10th-century Portuguese abbess and canonized saint

Saint Senhorinha of Basto, also Senorina (Santa Senhorinha de Basto; c. 942 – 982) was a Portuguese Benedictine abbess in what is today northern Portugal. She is a saint in the Roman Catholic Church and Eastern Orthodox Church, and was related to Saint Rudesind of Mondoñedo.

==Life==
Senhorinha of Basto is thought to have been born into the noble Sousa family as either Domitilla or Genoveva. After being raised by her aunt, Blessed Godinha, abbess of the Benedictine convent of St. John of Vieira, Senhorinha also joined the Benedictines and succeeded her aunt as abbess at Vieira. Later, she moved the convent of Vieira to Basto near Braga, Portugal in order to help the spiritual development of her community.

==Legacy==
Senhorinha of Basto was canonized by Paio Mendes, Archbishop of Braga, in 1130, at a time when bishops had the authority to canonize faithful people in their dioceses. Her feast day is April 22, which is recorded in Portuguese liturgical calendars beginning in the 13th century.

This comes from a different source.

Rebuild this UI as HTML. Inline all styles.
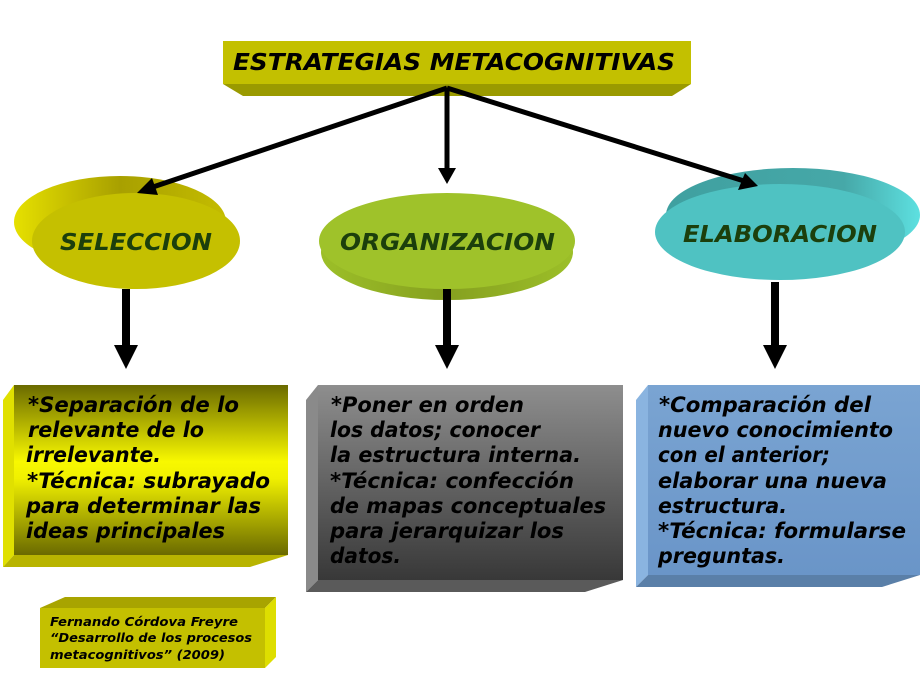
<!DOCTYPE html>
<html><head><meta charset="utf-8"><style>
html,body{margin:0;padding:0;background:#fff;}
svg{display:block;}
text{font-family:"DejaVu Sans","Liberation Sans",sans-serif;font-weight:bold;font-style:italic;}
</style></head><body>
<svg width="922" height="698" viewBox="0 0 922 698" xmlns="http://www.w3.org/2000/svg">
<defs>
<linearGradient id="gy" x1="0" y1="0" x2="0" y2="1">
<stop offset="0" stop-color="#6a6a00"/><stop offset="0.45" stop-color="#f8f800"/><stop offset="0.55" stop-color="#f0f000"/><stop offset="1" stop-color="#6a6a00"/></linearGradient>
<linearGradient id="gg" x1="0" y1="0" x2="0" y2="1">
<stop offset="0" stop-color="#8e8e8e"/><stop offset="1" stop-color="#383838"/></linearGradient>
<linearGradient id="gb" x1="0" y1="0" x2="0" y2="1">
<stop offset="0" stop-color="#7aa4d2"/><stop offset="1" stop-color="#6a95c8"/></linearGradient>
<linearGradient id="go" x1="0" y1="0" x2="1" y2="0">
<stop offset="0" stop-color="#9cbf28"/><stop offset="0.5" stop-color="#86a020"/><stop offset="1" stop-color="#9cbf28"/></linearGradient>
<linearGradient id="gs" x1="0" y1="0" x2="1" y2="0">
<stop offset="0" stop-color="#e6e000"/><stop offset="0.5" stop-color="#a8a000"/><stop offset="1" stop-color="#c4bc00"/></linearGradient>
<linearGradient id="ge" x1="0" y1="0" x2="1" y2="0">
<stop offset="0" stop-color="#3fa0a0"/><stop offset="0.7" stop-color="#46a8a8"/><stop offset="1" stop-color="#5de0e0"/></linearGradient>
</defs>

<!-- title -->
<polygon points="223,84 691,84 672,96 243,96" fill="#9a9a00"/>
<rect x="223" y="41" width="468" height="43" fill="#c3c000"/>
<text x="233" y="70" font-size="23" textLength="442" lengthAdjust="spacingAndGlyphs" fill="#000">ESTRATEGIAS METACOGNITIVAS</text>

<!-- ellipses -->
<ellipse cx="120" cy="222" rx="106" ry="46" fill="url(#gs)"/>
<ellipse cx="136" cy="241" rx="104" ry="48" fill="#c5c000"/>
<text x="60" y="250" font-size="23" textLength="152" lengthAdjust="spacingAndGlyphs" fill="#1c3f0c">SELECCION</text>

<ellipse cx="447" cy="252" rx="126" ry="48" fill="url(#go)"/>
<ellipse cx="447" cy="241" rx="128" ry="48" fill="#9fc22a"/>
<text x="340" y="250" font-size="23" textLength="215" lengthAdjust="spacingAndGlyphs" fill="#1c3f0c">ORGANIZACION</text>

<ellipse cx="793" cy="215" rx="127" ry="47" fill="url(#ge)"/>
<ellipse cx="780" cy="232" rx="125" ry="48" fill="#4fc2c2"/>
<text x="683" y="242" font-size="23" textLength="194" lengthAdjust="spacingAndGlyphs" fill="#1c3f0c">ELABORACION</text>

<!-- top arrows -->
<g stroke="#000" stroke-width="5" fill="none">
<line x1="447" y1="88" x2="150" y2="188"/>
<line x1="447" y1="88" x2="447" y2="168"/>
<line x1="447" y1="88" x2="744" y2="181"/>
</g>
<polygon points="137,193 152,178 158,195" fill="#000"/>
<polygon points="438,168 456,168 447,184" fill="#000"/>
<polygon points="758,186 738,190 745,173" fill="#000"/>

<!-- down arrows -->
<g fill="#000">
<rect x="122" y="289" width="8" height="58"/><polygon points="114,345 138,345 126,369"/>
<rect x="443" y="289" width="8" height="58"/><polygon points="435,345 459,345 447,369"/>
<rect x="771" y="282" width="8" height="65"/><polygon points="763,345 787,345 775,369"/>
</g>

<!-- yellow box -->
<polygon points="3,400 14,385 14,555 3,567" fill="#e0e000"/>
<polygon points="3,567 14,555 288,555 250,567" fill="#b8b400"/>
<rect x="14" y="385" width="274" height="170" fill="url(#gy)"/>
<g font-size="21" fill="#000">
<text x="28" y="412" textLength="211" lengthAdjust="spacingAndGlyphs">*Separación de lo</text>
<text x="28" y="437" textLength="176" lengthAdjust="spacingAndGlyphs">relevante de lo</text>
<text x="26" y="462" textLength="135" lengthAdjust="spacingAndGlyphs">irrelevante.</text>
<text x="27" y="488" textLength="243" lengthAdjust="spacingAndGlyphs">*Técnica: subrayado</text>
<text x="26" y="513" textLength="235" lengthAdjust="spacingAndGlyphs">para determinar las</text>
<text x="26" y="538" textLength="199" lengthAdjust="spacingAndGlyphs">ideas principales</text>
</g>

<!-- gray box -->
<polygon points="306,400 318,385 318,580 306,592" fill="#8a8a8a"/>
<polygon points="306,592 318,580 623,580 585,592" fill="#5a5a5a"/>
<rect x="318" y="385" width="305" height="195" fill="url(#gg)"/>
<g font-size="21" fill="#000">
<text x="331" y="412" textLength="193" lengthAdjust="spacingAndGlyphs">*Poner en orden</text>
<text x="330" y="437" textLength="210" lengthAdjust="spacingAndGlyphs">los datos; conocer</text>
<text x="330" y="462" textLength="251" lengthAdjust="spacingAndGlyphs">la estructura interna.</text>
<text x="330" y="488" textLength="244" lengthAdjust="spacingAndGlyphs">*Técnica: confección</text>
<text x="330" y="513" textLength="276" lengthAdjust="spacingAndGlyphs">de mapas conceptuales</text>
<text x="330" y="538" textLength="234" lengthAdjust="spacingAndGlyphs">para jerarquizar los</text>
<text x="330" y="563" textLength="71" lengthAdjust="spacingAndGlyphs">datos.</text>
</g>

<!-- blue box -->
<polygon points="636,400 648,385 648,575 636,587" fill="#8ab4e0"/>
<polygon points="636,587 648,575 920,575 882,587" fill="#5a7fa8"/>
<rect x="648" y="385" width="272" height="190" fill="url(#gb)"/>
<g font-size="21" fill="#000">
<text x="659" y="412" textLength="212" lengthAdjust="spacingAndGlyphs">*Comparación del</text>
<text x="658" y="437" textLength="235" lengthAdjust="spacingAndGlyphs">nuevo conocimiento</text>
<text x="658" y="462" textLength="172" lengthAdjust="spacingAndGlyphs">con el anterior;</text>
<text x="658" y="488" textLength="229" lengthAdjust="spacingAndGlyphs">elaborar una nueva</text>
<text x="658" y="513" textLength="129" lengthAdjust="spacingAndGlyphs">estructura.</text>
<text x="658" y="538" textLength="248" lengthAdjust="spacingAndGlyphs">*Técnica: formularse</text>
<text x="658" y="563" textLength="127" lengthAdjust="spacingAndGlyphs">preguntas.</text>
</g>

<!-- citation -->
<polygon points="40,608 65,597 276,597 265,608" fill="#a8a400"/>
<polygon points="265,608 276,597 276,657 265,668" fill="#dede00"/>
<rect x="40" y="608" width="225" height="60" fill="#c4c000"/>
<g font-size="12.5" fill="#000">
<text x="50" y="626" textLength="188" lengthAdjust="spacingAndGlyphs">Fernando Córdova Freyre</text>
<text x="50" y="642" textLength="202" lengthAdjust="spacingAndGlyphs">“Desarrollo de los procesos</text>
<text x="50" y="659" textLength="175" lengthAdjust="spacingAndGlyphs">metacognitivos” (2009)</text>
</g>
</svg>
</body></html>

Her shrine in Basto was a popular pilgrimage destination in the region in the 12th and 13th centuries. King Sancho I of Portugal was one famous devotee who made the pilgrimage to cure his son and heir, Afonso II, who was healed and succeeded Sancho I as king of Portugal. The church in Basto has been named in her honor since at least 1220, and water from a nearby fountain named after her is believed to have healing properties. Her tomb is housed in the church.

In art, she is typically depicted with a water jug or vessel at her side and sometimes a frog, in reference to one of the miracles she is said to have performed during her life.